## [Exercise prompt]
Report how many lines of the following entries include the string "this"; respond with the number alone.

————

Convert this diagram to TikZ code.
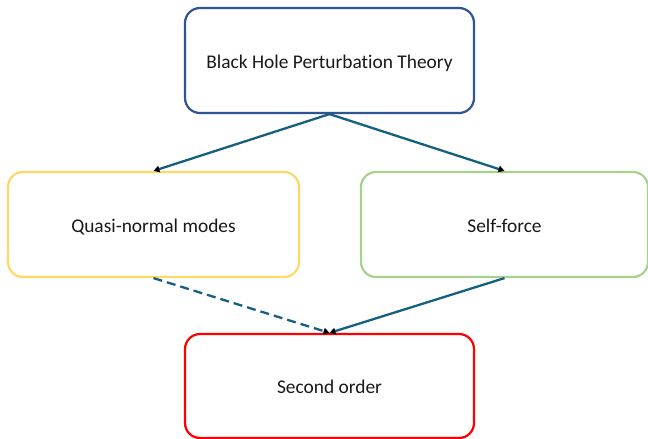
\documentclass[tikz,border=0pt]{standalone}
\usepackage{fontspec}
\setmainfont{Carlito}[Ligatures=NoCommon]
\usetikzlibrary{arrows.meta}
\definecolor{boxblue}{HTML}{2F5597}
\definecolor{boxyellow}{HTML}{FFD966}
\definecolor{boxgreen}{HTML}{A9D18E}
\definecolor{boxred}{HTML}{FF0000}
\definecolor{arrowteal}{HTML}{156082}
\tikzset{
  box/.style={draw, line width=2.2pt, rounded corners=15pt, fill=white, inner sep=0pt,
    font=\fontsize{19.4}{22}\selectfont, text=black!90, text height=15pt, text depth=0pt},
  conn/.style={draw=arrowteal, line width=2.3pt, -{Triangle[black,length=6pt,width=6.5pt]}},
}
\begin{document}
\begin{tikzpicture}[x=1pt,y=-1pt]
\useasboundingbox (0,0) rectangle (648,439);
\node[box, draw=boxblue, minimum width=289pt, minimum height=105pt] (top) at (329.5,60.5) {Black Hole Perturbation Theory};
\node[box, draw=boxyellow, minimum width=291pt, minimum height=105pt] (qnm) at (153.5,224.5) {Quasi-normal modes};
\node[box, draw=boxgreen, minimum width=287pt, minimum height=105pt] (sf) at (504.5,224.5) {Self-force};
\node[box, draw=boxred, minimum width=289pt, minimum height=104pt] (so) at (329.5,386) {Second order};
\draw[conn] (top.south) -- (qnm.north);
\draw[conn] (top.south) -- (sf.north);
\draw[conn, dash pattern=on 9pt off 5pt] (qnm.south) -- (so.north);
\draw[conn] (sf.south) -- (so.north);
\end{tikzpicture}
\end{document}
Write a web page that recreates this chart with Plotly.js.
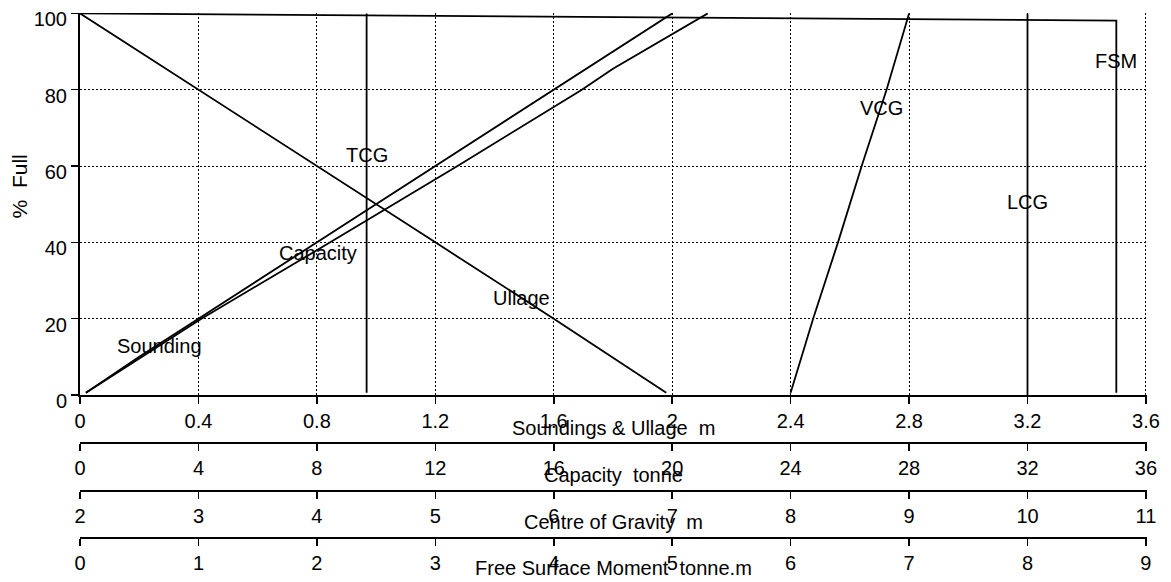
<!DOCTYPE html>
<html>
<head>
<meta charset="utf-8">
<script src="https://cdn.plot.ly/plotly-3.0.1.min.js"></script>
<style>
  html, body { margin: 0; padding: 0; background: #fff; }
  #chart { width: 1171px; height: 582px; }
</style>
</head>
<body>
<div id="chart"></div>
<script>
// Tank calibration curves: every property plotted against % Full.

// Sounding (m)
const soundPct = [0.6, 10, 20, 40, 60, 80, 90, 100];
const soundM   = [0.02, 0.2, 0.4, 0.8, 1.2, 1.6, 1.8, 2.0];

// Ullage (m)
const ullPct = [0.6, 20, 40, 60, 80, 85, 100];
const ullM   = [1.98, 1.6, 1.2, 0.8, 0.4, 0.3, 0];

// Capacity (tonne)
const capPct = [0.6, 20, 40, 60, 80, 85.5, 100];
const capT   = [0.2, 4.1, 8.45, 12.75, 16.95, 18.0, 21.2];

// Centres of gravity (m)
const vcgPct = [0.6, 20, 40, 60, 80, 100];
const vcgM   = [8.0, 8.19, 8.40, 8.60, 8.81, 9.0];
const tcgPct = [0.6, 100];
const tcgM   = [4.42, 4.42];
const lcgPct = [0, 100];
const lcgM   = [10.0, 10.0];

// Free surface moment (tonne.m)
const fsmPct = [0.6, 98.1, 100];
const fsmTm  = [8.75, 8.75, 0];

// Scale ranges and tick steps of the four horizontal scales
const soundRange = [0, 3.6], soundStep = 0.4;
const capRange   = [0, 36],  capStep   = 4;
const cgRange    = [2, 11],  cgStep    = 1;
const fsmRange   = [0, 9],   fsmStep   = 1;
const pctRange   = [0, 100], pctStep   = 20;

// a hair of headroom so the grid line at the far end of each range is drawn
const edge = 1.001;

const FONT = 'Liberation Sans, Arial, sans-serif';
const black = '#000';
const line = { color: black, width: 1.8 };

function curve(name, x, y, xaxis) {
  return { type: 'scatter', mode: 'lines', name, x, y, xaxis, yaxis: 'y',
           line, hoverinfo: 'skip', showlegend: false };
}

const traces = [
  curve('Sounding', soundM, soundPct, 'x'),
  curve('Ullage', ullM, ullPct, 'x'),
  curve('Capacity', capT, capPct, 'x2'),
  curve('VCG', vcgM, vcgPct, 'x3'),
  curve('TCG', tcgM, tcgPct, 'x3'),
  curve('LCG', lcgM, lcgPct, 'x3'),
  curve('FSM', fsmTm, fsmPct, 'x4')
];

const tickFont = { family: FONT, size: 20, color: black };
const gridDash = '2px,2px';

function stretch(r) { return [r[0], r[0] + (r[1] - r[0]) * edge]; }

function lowerAxis(range, step, pos) {
  return {
    overlaying: 'x', anchor: 'free', position: pos, side: 'bottom',
    range: stretch(range), dtick: step, tick0: range[0],
    showline: true, linecolor: black, linewidth: 2,
    ticks: 'outside', ticklen: 7, tickwidth: 1.5, tickcolor: black,
    showgrid: false, zeroline: false, tickfont: tickFont, fixedrange: true
  };
}

// Curve captions sit on their own curves
function tag(text, xref, x, y) {
  return { text, xref, yref: 'y', x, y, showarrow: false,
           xanchor: 'center', yanchor: 'middle', font: tickFont };
}
function scaleTitle(text, y) {
  return { text, xref: 'paper', yref: 'paper', x: 0.5, y, showarrow: false,
           xanchor: 'center', yanchor: 'middle', font: tickFont };
}

const layout = {
  width: 1171, height: 582,
  margin: { l: 80, r: 24, t: 13, b: 44, pad: 0 },
  paper_bgcolor: '#fff', plot_bgcolor: '#fff',
  font: { family: FONT, size: 20, color: black },
  showlegend: false,
  xaxis: {
    range: stretch(soundRange), dtick: soundStep, tick0: 0, anchor: 'y',
    showline: true, linecolor: black, linewidth: 2,
    ticks: 'outside', ticklen: 7, tickwidth: 1.5, tickcolor: black,
    showgrid: true, gridcolor: black, gridwidth: 1, griddash: gridDash,
    zeroline: false, tickfont: tickFont, fixedrange: true
  },
  xaxis2: lowerAxis(capRange, capStep, 0.1804),
  xaxis3: lowerAxis(cgRange, cgStep, 0.0901),
  xaxis4: lowerAxis(fsmRange, fsmStep, 0),
  yaxis: {
    domain: [0.2724, 1], range: stretch(pctRange), dtick: pctStep, anchor: 'x',
    showline: true, linecolor: black, linewidth: 2,
    ticks: 'outside', ticklen: 7, tickwidth: 1.5, tickcolor: black,
    showgrid: true, gridcolor: black, gridwidth: 1, griddash: gridDash,
    zeroline: false, tickfont: tickFont, ticklabelshift: 6, fixedrange: true
  },
  annotations: [
    tag('Sounding', 'x', 0.27, 12.8),
    tag('Capacity', 'x2', 8.05, 37.2),
    tag('TCG', 'x3', tcgM[0], 62.9),
    tag('Ullage', 'x', 1.49, 25.4),
    tag('VCG', 'x3', 8.77, 75.3),
    tag('LCG', 'x3', lcgM[0], 50.6),
    tag('FSM', 'x4', fsmTm[0], 87.6),
    scaleTitle('Soundings & Ullage  m', 0.2095),
    scaleTitle('Capacity  tonne', 0.12),
    scaleTitle('Centre of Gravity  m', 0.031),
    scaleTitle('Free Surface Moment  tonne.m', -0.057),
    { text: '%  Full', xref: 'paper', yref: 'paper', x: -0.0558, y: 0.6705,
      textangle: -90, showarrow: false, xanchor: 'center', yanchor: 'middle',
      font: { family: FONT, size: 21, color: black } }
  ]
};

Plotly.newPlot('chart', traces, layout, { staticPlot: true, displayModeBar: false });
</script>
</body>
</html>
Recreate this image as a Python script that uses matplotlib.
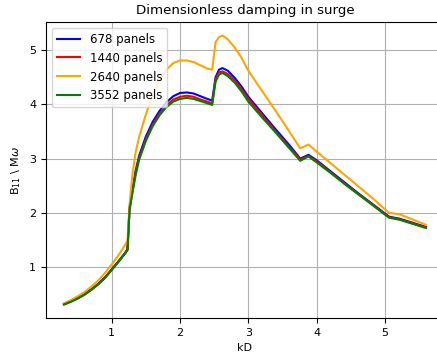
import numpy as np
import matplotlib
matplotlib.use('Agg')
import matplotlib.pyplot as plt

plt.rcParams['font.size'] = 8
plt.rcParams['axes.titlesize'] = 9.6
plt.rcParams['legend.fontsize'] = 8.5
plt.rcParams['lines.linewidth'] = 1.5
plt.rcParams['grid.linewidth'] = 0.8
plt.rcParams['axes.linewidth'] = 0.8

# wave number times depth
kD = [0.3, 0.4, 0.5, 0.6, 0.7, 0.8, 0.9, 1.0, 1.1, 1.2, 1.23, 1.26, 1.3,
      1.35, 1.4, 1.5, 1.6, 1.7, 1.8, 1.9, 2.0, 2.1, 2.2, 2.3, 2.4, 2.47,
      2.52, 2.57, 2.62, 2.7, 2.8, 2.9, 3.0, 3.2, 3.4, 3.6, 3.76, 3.88,
      4.0, 4.2, 4.4, 4.6, 4.8, 5.06, 5.22, 5.6]

# dimensionless surge damping for each mesh
b11_678 = [0.32, 0.37, 0.43, 0.50, 0.59, 0.69, 0.81, 0.96, 1.11, 1.27, 1.33,
           2.10, 2.42, 2.78, 3.05, 3.41, 3.68, 3.88, 4.04, 4.15, 4.21, 4.22,
           4.20, 4.15, 4.10, 4.07, 4.50, 4.64, 4.67, 4.62, 4.49, 4.33, 4.14,
           3.84, 3.54, 3.25, 3.00, 3.07, 2.97, 2.77, 2.57, 2.37, 2.18, 1.93,
           1.89, 1.74]
b11_1440 = [0.31, 0.36, 0.42, 0.49, 0.58, 0.68, 0.80, 0.95, 1.10, 1.26, 1.32,
            2.07, 2.38, 2.74, 3.01, 3.36, 3.63, 3.83, 3.98, 4.09, 4.14, 4.16,
            4.14, 4.09, 4.05, 4.02, 4.46, 4.59, 4.61, 4.56, 4.44, 4.28, 4.10,
            3.80, 3.50, 3.21, 2.98, 3.05, 2.95, 2.75, 2.55, 2.36, 2.17, 1.92,
            1.88, 1.73]
b11_2640 = [0.33, 0.39, 0.46, 0.54, 0.64, 0.75, 0.89, 1.05, 1.22, 1.42, 1.49,
            2.15, 2.68, 3.12, 3.40, 3.82, 4.18, 4.46, 4.64, 4.76, 4.81, 4.81,
            4.78, 4.72, 4.66, 4.64, 5.15, 5.24, 5.27, 5.20, 5.05, 4.86, 4.62,
            4.25, 3.88, 3.50, 3.19, 3.26, 3.13, 2.92, 2.71, 2.50, 2.29, 2.00,
            1.97, 1.78]
b11_3552 = [0.31, 0.36, 0.42, 0.49, 0.58, 0.68, 0.80, 0.95, 1.10, 1.26, 1.31,
            2.05, 2.35, 2.70, 2.98, 3.33, 3.60, 3.80, 3.95, 4.05, 4.10, 4.12,
            4.10, 4.06, 4.02, 3.99, 4.42, 4.55, 4.58, 4.52, 4.40, 4.24, 4.05,
            3.76, 3.48, 3.19, 2.96, 3.04, 2.93, 2.74, 2.54, 2.35, 2.16, 1.91,
            1.87, 1.72]

fig = plt.figure(figsize=(4.37, 3.56), dpi=100)
ax = fig.add_axes([0.105, 0.107, 0.911, 0.831])

ax.plot(kD, b11_678, color='blue', label='678 panels')
ax.plot(kD, b11_1440, color='red', label='1440 panels')
ax.plot(kD, b11_2640, color='orange', label='2640 panels')
ax.plot(kD, b11_3552, color='green', label='3552 panels')

ax.set_title('Dimensionless damping in surge')
ax.set_xlabel('kD')
ax.set_ylabel(r'B$_{11}$ \ M$\omega$')
ax.set_xticks([1, 2, 3, 4, 5])
ax.set_yticks([1, 2, 3, 4, 5])
ax.grid(True)
ax.legend(loc='upper left')

fig.savefig('out.png', dpi=100)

————

## [Result of the task]
3